Single by Zero Assoluto

from the album Sotto una pioggia di parole
- Released: 1 May 2009
- Length: 3:30
- Label: RTI

Zero Assoluto singles chronology
| "Meglio così" (2007) | "Per dimenticare" (2009) | "Cos'è normale" (2009) |

= Per dimenticare =

"Per dimenticare" is a song by pop duo Zero Assoluto. It was released on 1 May 2009 as the lead single from their third studio album Sotto una pioggia di parole.

The song peaked at number 6 on the FIMI singles chart and was certified triple platinum in Italy.

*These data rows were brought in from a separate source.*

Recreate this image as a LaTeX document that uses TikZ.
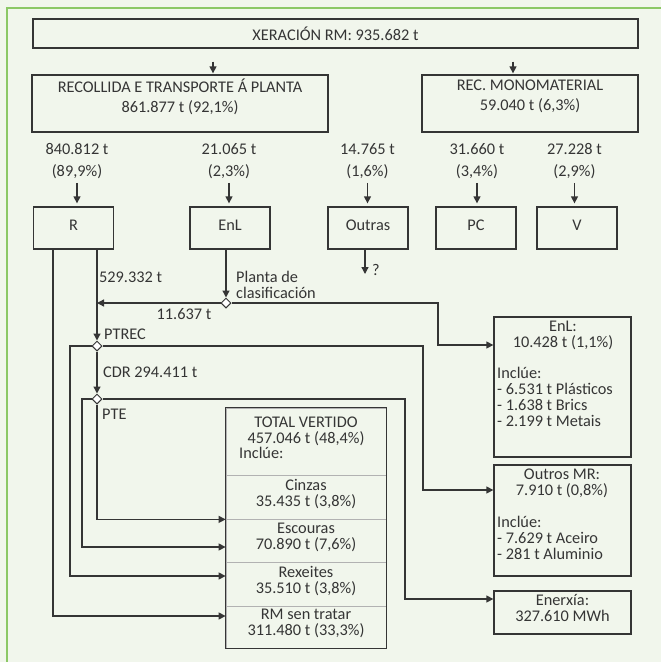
\documentclass[tikz,border=0pt]{standalone}
\usepackage{fontspec}
\setmainfont{Carlito}
\usepackage{xcolor}
\usepackage{tikz}
\usetikzlibrary{positioning,arrows.meta,shapes.geometric}

\definecolor{bggreen}{HTML}{F1F6EC}
\definecolor{framegreen}{HTML}{8CC866}
\definecolor{ink}{HTML}{353535}

\begin{document}
\begin{tikzpicture}[x=1pt, y=-1pt,
        font=\fontsize{16.3}{16}\selectfont,
        box/.style={rectangle, draw=ink, line width=1.3pt, text=ink, align=center, inner sep=0pt},
        row/.style={rectangle, draw=gray!60, line width=0.8pt, minimum width=160pt, text=ink, align=center, inner sep=0pt, text depth=9pt},
        junction/.style={diamond, aspect=1, draw=ink, fill=white, line width=1pt, minimum size=10pt, inner sep=0pt},
        arr/.style={-{Triangle[length=7pt, width=7pt]}, draw=ink, line width=1.3pt},
        note/.style={text=ink, align=center, inner sep=0pt}
    ]
    % Background and frame
    \useasboundingbox (0,0) rectangle (661,662);
    \fill[bggreen] (0,0) rectangle (661,662);
    \draw[framegreen, line width=2pt] (7,662) -- (7,8) -- (661,8);

    % Generation and collection
    \node[box, minimum width=605pt, minimum height=29pt] (gen) at (335.5,33.5) {XERACIÓN RM: 935.682 t};
    \node[box, minimum width=296pt, minimum height=57pt, text depth=16pt] (col) at (180,103.5) {RECOLLIDA E TRANSPORTE Á PLANTA\\[4pt]861.877 t (92,1\%)};
    \node[box, minimum width=216pt, minimum height=57pt, text depth=16pt] (mono) at (530,103.5) {REC. MONOMATERIAL\\[4pt]59.040 t (6,3\%)};
    \draw[arr, shorten <=13pt, shorten >=1pt] ([xshift=33pt]col.north |- gen.south) -- ([xshift=33pt]col.north);
    \draw[arr, shorten <=13pt, shorten >=1pt] ([xshift=-17pt]mono.north |- gen.south) -- ([xshift=-17pt]mono.north);

    % Fractions
    \foreach \n/\x/\t in {r/73.5/R, enl/230/EnL, outras/368/Outras, pc/476/PC, v/577/V} {
        \node[box, minimum width=80pt, minimum height=42pt, text depth=6pt] (\n) at (\x,228) {\t};
    }
    \foreach \n/\x/\amt/\pct in {r/77/840.812/{89,9}, enl/229/21.065/{2,3}, outras/367.5/14.765/{1,6}, pc/477/31.660/{3,4}, v/574.5/27.228/{2,9}} {
        \node[note] (\n-val) at (\x,161) {\amt{} t\\[6pt](\pct\%)};
        \draw[arr, shorten <=4pt, shorten >=3pt] (\n-val.south) -- (\n-val.south |- \n.north);
    }
    \coordinate (unknown) at (365,274);
    \draw[arr] (unknown |- outras.south) -- (unknown);
    \node[note] (qmark) at (376,270) {?};

    % Plants
    \node[junction] (planta) at (226,303) {};
    \node[junction] (ptrec) at (97,346) {};
    \node[junction] (pte) at (97,399) {};
    \node[note, anchor=west] (rval) at (99,277) {529.332 t};
    \node[note, anchor=west, align=left] (plantalab) at (236,284.5) {Planta de\\clasificación};
    \node[note] (enlval) at (184,314) {11.637 t};
    \node[note, anchor=west] (ptreclab) at (104,334) {PTREC};
    \node[note, anchor=west] (cdr) at (103,372) {CDR 294.411 t};
    \node[note, anchor=west] (ptelab) at (102,414) {PTE};

    % Landfill
    \node[row, minimum height=67pt, text depth=23pt] (hdr) at (306,441.5) {TOTAL VERTIDO\\457.046 t (48,4\%)};
    \node[note, anchor=west] (inc) at (239,453) {Inclúe:};
    \node[row, minimum height=44pt] (cin) at (306,497) {Cinzas\\35.435 t (3,8\%)};
    \node[row, minimum height=43pt] (esc) at (306,540.5) {Escouras\\70.890 t (7,6\%)};
    \node[row, minimum height=44pt] (rex) at (306,584) {Rexeites\\35.510 t (3,8\%)};
    \node[row, minimum height=42pt] (rmst) at (306,627) {RM sen tratar\\311.480 t (33,3\%)};
    \draw[ink, line width=1.3pt] (hdr.north west) rectangle (rmst.south east);

    % Recovered outputs
    \node[box, minimum width=137pt, minimum height=140pt] (enlout) at (562.5,387) {};
    \node[note] (enlhead) at (563,335) {EnL:\\10.428 t (1,1\%)};
    \node[note, anchor=north west, align=left] (enlinc) at (497,367) {Inclúe:\\- 6.531 t Plásticos\\- 1.638 t Brics\\- 2.199 t Metais};
    \node[box, minimum width=137pt, minimum height=111pt] (mrbox) at (562.5,520.5) {};
    \node[note] (mrhead) at (562,483) {Outros MR:\\7.910 t (0,8\%)};
    \node[note, anchor=north west, align=left] (mrinc) at (497,516) {Inclúe:\\- 7.629 t Aceiro\\- 281 t Aluminio};
    \node[box, minimum width=137pt, minimum height=43pt, text depth=10pt] (enx) at (562.5,612.5) {Enerxía:\\327.610 MWh};

    % Flows
    \coordinate (enlbend) at (438,345);
    \coordinate (mrbend) at (423,490);
    \coordinate (rexbend) at (70,576);
    \coordinate (escbend) at (82,547);
    \coordinate (enxbend) at (405,599);
    \coordinate (rmbend) at (53,616);
    \draw[arr] (ptrec.north |- r.south) -- (ptrec.north);
    \draw[arr] (planta.north |- enl.south) -- (planta.north);
    \draw[arr] (planta.west) -- (planta.west -| ptrec);
    \draw[arr] (planta.east) -| (enlbend) -- (enlbend -| enlout.west);
    \draw[arr] (ptrec.south) -- (pte.north);
    \draw[arr] (ptrec.west) -| (rexbend) -- (rexbend -| rex.west);
    \draw[arr] (ptrec.east) -| (mrbend) -- (mrbend -| mrbox.west);
    \draw[arr] (pte.west) -| (escbend) -- (escbend -| esc.west);
    \draw[arr] (pte.east) -| (enxbend) -- (enxbend -| enx.west);
    \draw[arr] (pte.south) |- (cin.south west);
    \draw[arr] (r.south -| rmbend) -- (rmbend) -- (rmbend -| rmst.west);
\end{tikzpicture}
\end{document}
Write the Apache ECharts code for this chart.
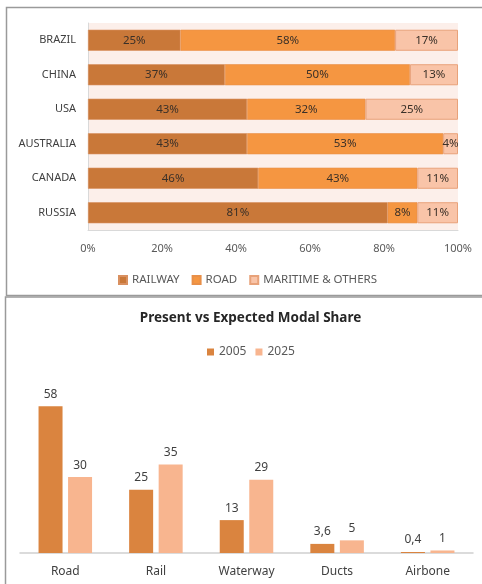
<!DOCTYPE html>
<html>
<head>
<meta charset="utf-8">
<script src="https://cdn.jsdelivr.net/npm/echarts@6/dist/echarts.min.js"></script>
<style>
html,body{margin:0;padding:0;background:#fff;}
#c{width:482px;height:584px;}
</style>
</head>
<body>
<div id="c"></div>
<script>
// Top chart data
const countries = ['BRAZIL', 'CHINA', 'USA', 'AUSTRALIA', 'CANADA', 'RUSSIA'];
const railway = [25, 37, 43, 43, 46, 81];
const road = [58, 50, 32, 53, 43, 8];
const maritime = [17, 13, 25, 4, 11, 11];
const pctTicks = ['0%', '20%', '40%', '60%', '80%', '100%'];

// Bottom chart data
const modes = ['Road', 'Rail', 'Waterway', 'Ducts', 'Airbone'];
const y2005 = [58, 25, 13, 3.6, 0.4];
const y2025 = [30, 35, 29, 5, 1];

const FONT = 'Noto Sans';
const chart = echarts.init(document.getElementById('c'), null, {renderer: 'canvas'});

const pctLabel = {
  show: true, position: 'inside', fontFamily: FONT, fontSize: 11.5, color: '#3a3028',
  formatter: p => p.value + '%'
};
const numLabel = {
  show: true, position: 'top', distance: 6, fontFamily: FONT, fontSize: 12, color: '#404040',
  formatter: p => String(p.value).replace('.', ',')
};

chart.setOption({
  animation: false,
  textStyle: {fontFamily: FONT},
  title: {
    text: 'Present vs Expected Modal Share',
    left: 245.5, top: 306, textAlign: 'center',
    textStyle: {fontFamily: FONT, fontSize: 13.5, fontWeight: 'bold', color: '#262626'}
  },
  graphic: [
    {type: 'rect', shape: {x: 6.5, y: 7.5, width: 490, height: 288}, style: {fill: 'none', stroke: '#9a9a9a', lineWidth: 1.5}, silent: true},
    {type: 'rect', shape: {x: 5.5, y: 297, width: 490, height: 300}, style: {fill: 'none', stroke: '#9a9a9a', lineWidth: 1.5}, silent: true}
  ],
  legend: [
    {
      data: ['RAILWAY', 'ROAD', 'MARITIME & OTHERS'],
      left: 113, top: 269, icon: 'rect', itemWidth: 8, itemHeight: 8, itemGap: 12,
      textStyle: {fontFamily: FONT, fontSize: 11.5, color: '#595959'}
    },
    {
      data: ['2005', '2025'],
      left: 202, top: 341, icon: 'rect', itemWidth: 7, itemHeight: 7, itemGap: 9,
      textStyle: {fontFamily: FONT, fontSize: 12, color: '#595959'}
    }
  ],
  grid: [
    {left: 88, right: 24, top: 23, height: 207, show: true, backgroundColor: '#fcefea', borderWidth: 0},
    {left: 20, right: 9, top: 401.2, bottom: 31}
  ],
  xAxis: [
    {
      type: 'value', gridIndex: 0, min: 0, max: 100, interval: 20,
      splitLine: {show: false}, axisTick: {show: false},
      axisLine: {show: true, lineStyle: {color: '#d9d9d9', width: 1}},
      axisLabel: {fontFamily: FONT, fontSize: 11, color: '#595959', margin: 13,
        formatter: v => pctTicks[v / 20]}
    },
    {
      type: 'category', gridIndex: 1, data: modes,
      axisTick: {show: false},
      axisLine: {show: true, lineStyle: {color: '#d0d0d0', width: 1.5}},
      axisLabel: {fontFamily: FONT, fontSize: 12, color: '#404040', margin: 13}
    }
  ],
  yAxis: [
    {
      type: 'category', gridIndex: 0, data: countries, inverse: true,
      axisTick: {show: false},
      axisLine: {show: true, lineStyle: {color: '#d9d9d9', width: 1}},
      axisLabel: {fontFamily: FONT, fontSize: 11, color: '#404040', margin: 12}
    },
    {
      type: 'value', gridIndex: 1, min: 0, max: 60, show: false, splitLine: {show: false}
    }
  ],
  series: [
    {name: 'RAILWAY', type: 'bar', stack: 'a', xAxisIndex: 0, yAxisIndex: 0, data: railway,
      barCategoryGap: '39%', itemStyle: {color: '#c97839', borderColor: '#d99060', borderWidth: 0.6}, label: pctLabel},
    {name: 'ROAD', type: 'bar', stack: 'a', xAxisIndex: 0, yAxisIndex: 0, data: road,
      barCategoryGap: '39%', itemStyle: {color: '#f59641', borderColor: '#e88f48', borderWidth: 0.6}, label: pctLabel},
    {name: 'MARITIME & OTHERS', type: 'bar', stack: 'a', xAxisIndex: 0, yAxisIndex: 0, data: maritime,
      barCategoryGap: '39%', itemStyle: {color: '#f9c4a8', borderColor: '#e8a27a', borderWidth: 1}, label: pctLabel},
    {name: '2005', type: 'bar', xAxisIndex: 1, yAxisIndex: 1, data: y2005,
      barWidth: 24, barGap: '23%', itemStyle: {color: '#da843f'}, label: numLabel},
    {name: '2025', type: 'bar', xAxisIndex: 1, yAxisIndex: 1, data: y2025,
      barWidth: 24, barGap: '23%', itemStyle: {color: '#f8b58f'}, label: numLabel}
  ]
});
</script>
</body>
</html>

It featured in the soundtrack of the 2010 teen comedy Sorry If I Want to Marry You and in Gary Winick's romantic comedy Letters to Juliet.

==Music video==
The music video for "Per dimenticare" was directed by Cosimo Alemà, and aired on MTV Italia starting on 15 May 2009.

==Charts==

Weekly chart performance for "Per dimenticare"
| Chart (2006) | Peak position |
|---|---|
| Italy (FIMI) | 6 |
| Italy Airplay (EarOne) | 9 |

== Certifications ==

| Region | Certification | Certified units/sales |
| Italy (FIMI) | 3× Platinum | 300,000^{‡} |
^{‡} Sales+streaming figures based on certification alone.